Hi, I am running a couple of workflows, using a lot of workflow.Sleep methods.
For some of those, I am getting: ERROR Workflow panic - Error lookup failed for scheduledEventID to activityID.
I have tried to identify the problem for a while but without luck. I do not know how to identify the place causing this error. Do you have any suggestions on how to find a root of a problem?
Yes, you can find it here (sorry, it is too large to paste). In stack trace, it additionally says, “possible causes are nondeterministic workflow definition code or incompatible change in the workflow definition”, but this happens without any change or even restart of worker.
I am running it on go version go1.17.5 linux/amd64
but this happens without any change or even restart of worker
Before the panic you have a timer (sleep) for 3 days it seems:
Timer Started: “eventTime”: “2022-07-30T10:53:10.979829652Z”,
Timer Fired: “eventTime”: “2022-08-02T10:53:11.027287627Z”,
Workers have in-memory workflow executions cache and when your workflow execution is blocked (on a sleep for example) workers can evict it from it’s cache to allow other ones to be processed (this is optimization technique workers in all sdks have).
I think this is what may be happening here, during this long sleep worker evicted it from cache and when timer fired, worker picked up the workflow task to continue, but since this workflow exec no longer in its cache it has to replay the whole history from the start.
During this replay it seems that you might have some non-deterministic code, or this is SDK bug, check if maybe you are using system time or a lib that uses system time when you define or calculate
your sleep durations.
Try debugging using WorkflowReplayer and see if you are able to find the exact place.

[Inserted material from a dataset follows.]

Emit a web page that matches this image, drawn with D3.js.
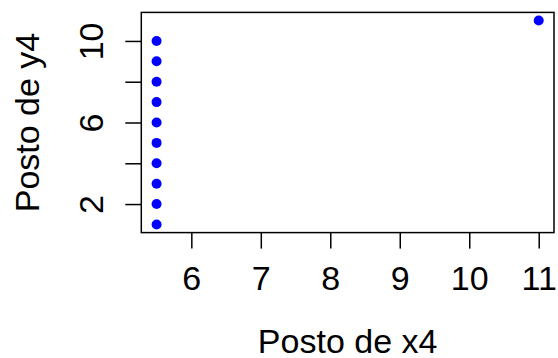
<!DOCTYPE html>
<html>
<head>
<meta charset="utf-8">
<script src="https://cdn.jsdelivr.net/npm/d3@7"></script>
<style>
  html, body { margin: 0; padding: 0; background: #fff; }
  svg text { font-family: "Liberation Sans", Arial, Helvetica, sans-serif; fill: #000; }
</style>
</head>
<body>
<svg id="chart" width="558" height="358"></svg>
<script>
// Ranks of x4 and y4 (ties averaged)
const rankX = [5.5, 5.5, 5.5, 5.5, 5.5, 5.5, 5.5, 5.5, 5.5, 5.5, 11];
const rankY = [1, 2, 3, 4, 5, 6, 7, 8, 9, 10, 11];
const xTicks = [6, 7, 8, 9, 10, 11];
const yTicks = [2, 4, 6, 8, 10];
const yTickLabels = [2, 6, 10];

const W = 558, H = 358;
const plot = { left: 141.3, right: 554, top: 12.4, bottom: 232.6 };
const lineH = 32;      // height of one margin line
const fontSize = 34;

const svg = d3.select("#chart");

// 4% padding on each side of the data range
const xr = d3.extent(rankX), yr = d3.extent(rankY);
const xp = (xr[1] - xr[0]) * 0.04, yp = (yr[1] - yr[0]) * 0.04;
const x = d3.scaleLinear().domain([xr[0] - xp, xr[1] + xp]).range([plot.left, plot.right]);
const y = d3.scaleLinear().domain([yr[0] - yp, yr[1] + yp]).range([plot.bottom, plot.top]);

// x axis: labels on margin line 1
const xAxis = d3.axisBottom(x).tickValues(xTicks).tickSize(lineH / 2).tickFormat(d3.format("d"));
const gx = svg.append("g").attr("transform", `translate(0,${plot.bottom})`).call(xAxis);
gx.select(".domain").remove();
gx.selectAll("line").attr("stroke", "#000").attr("stroke-width", 1.5);
gx.selectAll("text").attr("font-size", fontSize).attr("dy", null).attr("y", 1.8 * lineH);

// y axis: ticks everywhere, labels on 2, 6, 10 only
const yAxis = d3.axisLeft(y).tickValues(yTicks).tickSize(lineH / 2)
  .tickFormat(d => yTickLabels.includes(d) ? String(d) : "");
const gy = svg.append("g").attr("transform", `translate(${plot.left},0)`).call(yAxis);
gy.select(".domain").remove();
gy.selectAll("line").attr("stroke", "#000").attr("stroke-width", 1.5);
gy.selectAll("text")
  .attr("font-size", fontSize)
  .attr("text-anchor", "middle")
  .attr("dy", null)
  .attr("x", null)
  .attr("transform", `translate(${-1.2 * lineH},0) rotate(-90)`);

// plot box
svg.append("rect")
  .attr("x", plot.left).attr("y", plot.top)
  .attr("width", plot.right - plot.left).attr("height", plot.bottom - plot.top)
  .attr("fill", "none").attr("stroke", "#000").attr("stroke-width", 1.5);

// points
svg.append("g").selectAll("circle")
  .data(rankX.map((v, i) => [v, rankY[i]]))
  .join("circle")
  .attr("cx", d => x(d[0])).attr("cy", d => y(d[1]))
  .attr("r", 5).attr("fill", "#0000ff");

// axis titles on margin line 3
svg.append("text")
  .attr("x", (plot.left + plot.right) / 2).attr("y", plot.bottom + 3.77 * lineH)
  .attr("text-anchor", "middle").attr("font-size", fontSize)
  .text("Posto de x4");

svg.append("text")
  .attr("transform", `translate(${plot.left - 3.2 * lineH},${(plot.top + plot.bottom) / 2}) rotate(-90)`)
  .attr("text-anchor", "middle").attr("font-size", fontSize)
  .text("Posto de y4");
</script>
</body>
</html>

If you could share your workflow code or could provide a reproducer that would help as well.
@tihomir thanks for links, I think I know the issue after reading links you suggested. I will confirm tomorrow but I was getting Intrinsic non-deterministic logic problem.
If someone will hit same issue I am adding some more explanations below - in general do not use default time API as @tihomir suggested above.
My code looks like this:
d := promise.GetStart() // <- calculate execution date "d" (closest Monday, for current week it is in past)
sleepTime := d.Sub(workflow.Now(ctx)) // <- this was time.Now() !!!
if sleepTime > 0 { //<- if it is in future
workflow.Sleep(ctx, sleepTime)
... perform some other activities here
}
workflow.Sleep(ctx, 24 * time.Hour)
... perform some other activities here
So I was getting “Intrinsic non-deterministic logic” described here.
Hope switching to API for time from Temporal SDK will help.